Although it sounds funny to boil things down to TV show references, it’s fairly fitting of McQuiston’s writing style — jam packed with allusions to everything from “The Legend of Korra” to Taco Bell to Timothée Chalamet. McQuiston’s use of pop culture and clichés not only gives the book a ‘teen movie’ feel, but it adds to their witty and comedic writing: “Like, what do hot guys with long dark hair have to be that upset about? Get a clarifying shampoo and suck it up, Kylo Ren.”

The big idea that the two core romances in the story (as well as some of the side romances between other unlikely couples) reflect is that all of the characters seem to use the pressure of their schools’ expectations as well as their ‘misdirected’ rivalries with one another to hide their true selves and honest feelings. And, in the end, they realize that the true villains are not each other but the stigma and pressure against queerness from their town. While McQuiston weaves this into the storyline seamlessly, their characters have a tendency to state the themes a little too obviously in dialogue. For instance, Shara’s ex-boyfriend Smith goes into nearly a page of monologue: “It’s fucked up how they make us feel about ourselves, and we put up with it because we don’t think we can do anything about it. We put up with it for so long that we don’t even know who we are, only what they want us to be.” Or better, when Chloe blurts things like “God, you’re such a narcissist, I don’t even feel bad that you’re in love with me.” But, of course, being that McQuiston is careful to keep Chloe’s frankness and Smith’s tendency for soliloquy to their respective designs, it can all be chalked up to characterization.

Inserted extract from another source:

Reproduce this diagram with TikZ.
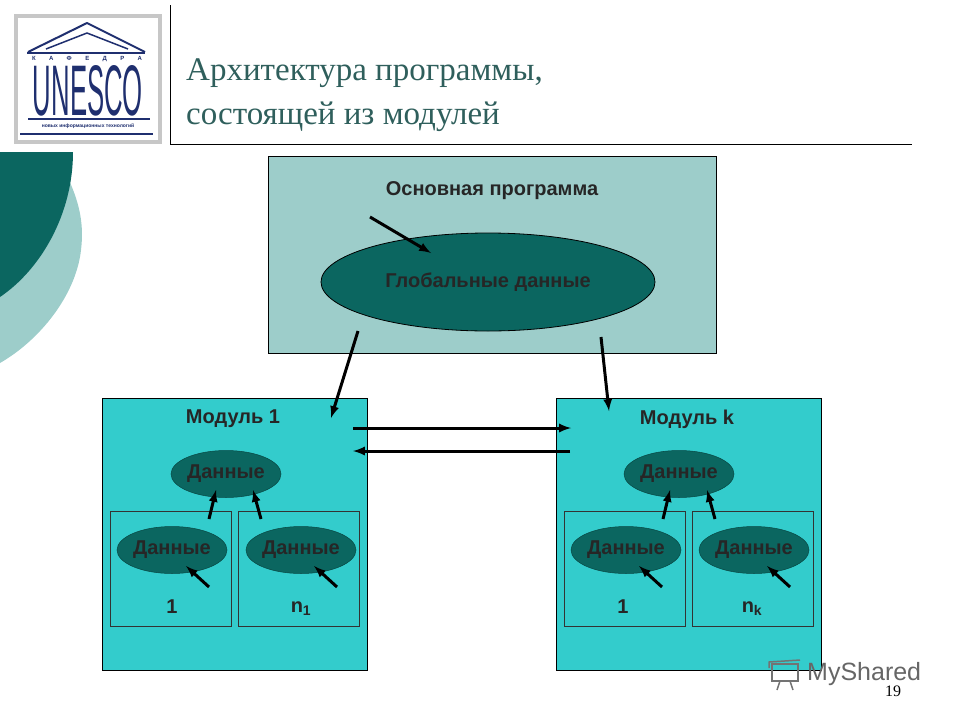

What McQuiston does most beautifully in “I Kissed Shara Wheeler” is provide the reader with exactly what they ask for when they pick up a romantic comedy. In between all the laughs, high school cliques, master plans, teenage antics, crawling through vents, and falling off of yachts, readers experience two characters falling in love and grappling with what it means to be in love and what some of their first sexual experiences are supposed to look like. That, in itself, deserves applause.